▶ What is expected
With the images removed, repeat the data below exactly.

▶ Raw data
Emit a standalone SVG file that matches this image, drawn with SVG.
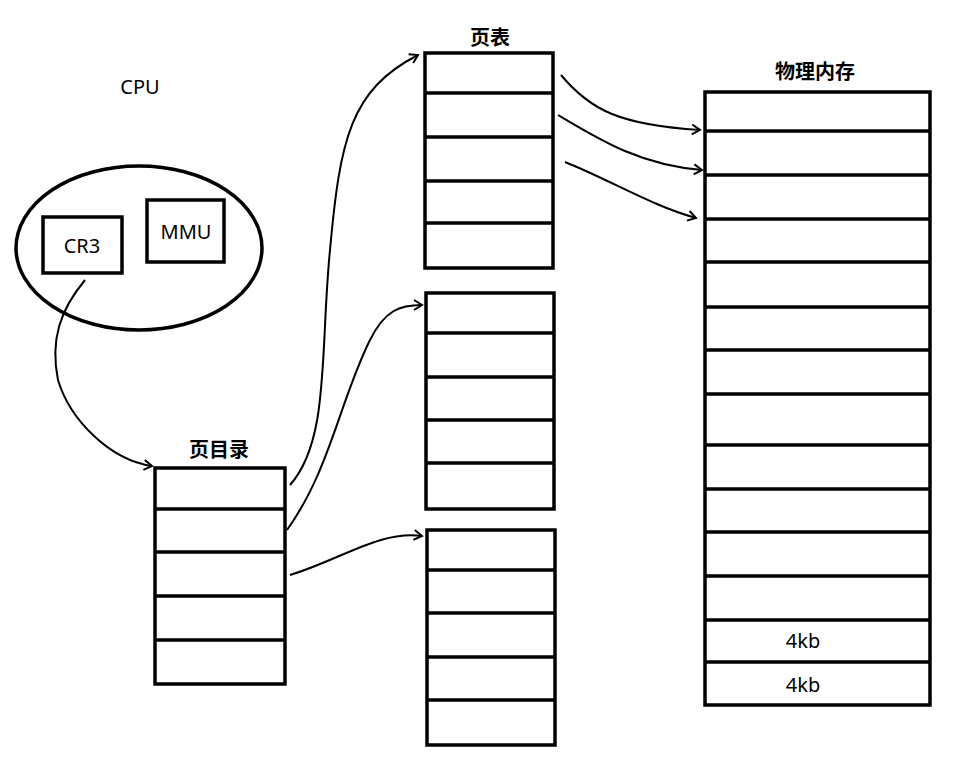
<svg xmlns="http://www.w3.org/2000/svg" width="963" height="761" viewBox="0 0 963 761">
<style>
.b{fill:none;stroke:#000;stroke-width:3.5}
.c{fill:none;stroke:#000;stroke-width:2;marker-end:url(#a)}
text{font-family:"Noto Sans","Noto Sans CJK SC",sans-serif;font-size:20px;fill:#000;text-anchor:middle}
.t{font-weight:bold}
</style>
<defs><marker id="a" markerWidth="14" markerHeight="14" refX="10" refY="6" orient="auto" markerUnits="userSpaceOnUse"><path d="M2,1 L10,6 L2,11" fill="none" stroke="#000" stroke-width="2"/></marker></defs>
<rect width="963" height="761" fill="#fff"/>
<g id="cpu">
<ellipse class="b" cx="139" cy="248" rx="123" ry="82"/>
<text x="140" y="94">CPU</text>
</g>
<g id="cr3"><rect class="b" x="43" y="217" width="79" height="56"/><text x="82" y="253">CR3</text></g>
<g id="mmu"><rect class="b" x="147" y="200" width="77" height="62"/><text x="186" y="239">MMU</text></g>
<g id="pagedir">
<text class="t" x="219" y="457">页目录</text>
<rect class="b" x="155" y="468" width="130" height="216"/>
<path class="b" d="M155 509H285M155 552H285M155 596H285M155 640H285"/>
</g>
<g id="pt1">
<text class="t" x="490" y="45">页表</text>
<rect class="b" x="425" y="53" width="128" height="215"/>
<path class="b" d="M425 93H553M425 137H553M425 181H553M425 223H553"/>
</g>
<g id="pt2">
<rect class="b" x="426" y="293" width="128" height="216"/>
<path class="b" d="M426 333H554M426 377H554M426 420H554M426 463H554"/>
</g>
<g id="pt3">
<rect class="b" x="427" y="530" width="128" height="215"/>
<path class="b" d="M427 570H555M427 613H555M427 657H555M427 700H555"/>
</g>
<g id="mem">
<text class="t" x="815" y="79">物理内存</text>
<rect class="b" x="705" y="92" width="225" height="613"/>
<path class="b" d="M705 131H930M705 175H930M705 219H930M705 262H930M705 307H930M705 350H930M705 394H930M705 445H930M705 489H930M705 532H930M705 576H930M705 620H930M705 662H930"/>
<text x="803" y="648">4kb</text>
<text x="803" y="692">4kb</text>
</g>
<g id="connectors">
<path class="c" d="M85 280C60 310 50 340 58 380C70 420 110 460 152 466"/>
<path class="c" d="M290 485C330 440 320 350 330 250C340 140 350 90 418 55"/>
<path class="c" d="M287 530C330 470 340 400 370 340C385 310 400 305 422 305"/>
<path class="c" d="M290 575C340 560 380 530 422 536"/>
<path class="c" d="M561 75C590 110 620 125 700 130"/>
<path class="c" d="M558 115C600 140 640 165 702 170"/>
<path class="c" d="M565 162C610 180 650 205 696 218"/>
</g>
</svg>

▶ Written answer
Emit a standalone SVG file that matches this image, drawn with SVG.
<svg xmlns="http://www.w3.org/2000/svg" width="963" height="761" viewBox="0 0 963 761">
<style>
.b{fill:none;stroke:#000;stroke-width:3.5}
.c{fill:none;stroke:#000;stroke-width:2;marker-end:url(#a)}
text{font-family:"Noto Sans","Noto Sans CJK SC",sans-serif;font-size:20px;fill:#000;text-anchor:middle}
.t{font-weight:bold}
</style>
<defs><marker id="a" markerWidth="14" markerHeight="14" refX="10" refY="6" orient="auto" markerUnits="userSpaceOnUse"><path d="M2,1 L10,6 L2,11" fill="none" stroke="#000" stroke-width="2"/></marker></defs>
<rect width="963" height="761" fill="#fff"/>
<g id="cpu">
<ellipse class="b" cx="139" cy="248" rx="123" ry="82"/>
<text x="140" y="94">CPU</text>
</g>
<g id="cr3"><rect class="b" x="43" y="217" width="79" height="56"/><text x="82" y="253">CR3</text></g>
<g id="mmu"><rect class="b" x="147" y="200" width="77" height="62"/><text x="186" y="239">MMU</text></g>
<g id="pagedir">
<text class="t" x="219" y="457">页目录</text>
<rect class="b" x="155" y="468" width="130" height="216"/>
<path class="b" d="M155 509H285M155 552H285M155 596H285M155 640H285"/>
</g>
<g id="pt1">
<text class="t" x="490" y="45">页表</text>
<rect class="b" x="425" y="53" width="128" height="215"/>
<path class="b" d="M425 93H553M425 137H553M425 181H553M425 223H553"/>
</g>
<g id="pt2">
<rect class="b" x="426" y="293" width="128" height="216"/>
<path class="b" d="M426 333H554M426 377H554M426 420H554M426 463H554"/>
</g>
<g id="pt3">
<rect class="b" x="427" y="530" width="128" height="215"/>
<path class="b" d="M427 570H555M427 613H555M427 657H555M427 700H555"/>
</g>
<g id="mem">
<text class="t" x="815" y="79">物理内存</text>
<rect class="b" x="705" y="92" width="225" height="613"/>
<path class="b" d="M705 131H930M705 175H930M705 219H930M705 262H930M705 307H930M705 350H930M705 394H930M705 445H930M705 489H930M705 532H930M705 576H930M705 620H930M705 662H930"/>
<text x="803" y="648">4kb</text>
<text x="803" y="692">4kb</text>
</g>
<g id="connectors">
<path class="c" d="M85 280C60 310 50 340 58 380C70 420 110 460 152 466"/>
<path class="c" d="M290 485C330 440 320 350 330 250C340 140 350 90 418 55"/>
<path class="c" d="M287 530C330 470 340 400 370 340C385 310 400 305 422 305"/>
<path class="c" d="M290 575C340 560 380 530 422 536"/>
<path class="c" d="M561 75C590 110 620 125 700 130"/>
<path class="c" d="M558 115C600 140 640 165 702 170"/>
<path class="c" d="M565 162C610 180 650 205 696 218"/>
</g>
</svg>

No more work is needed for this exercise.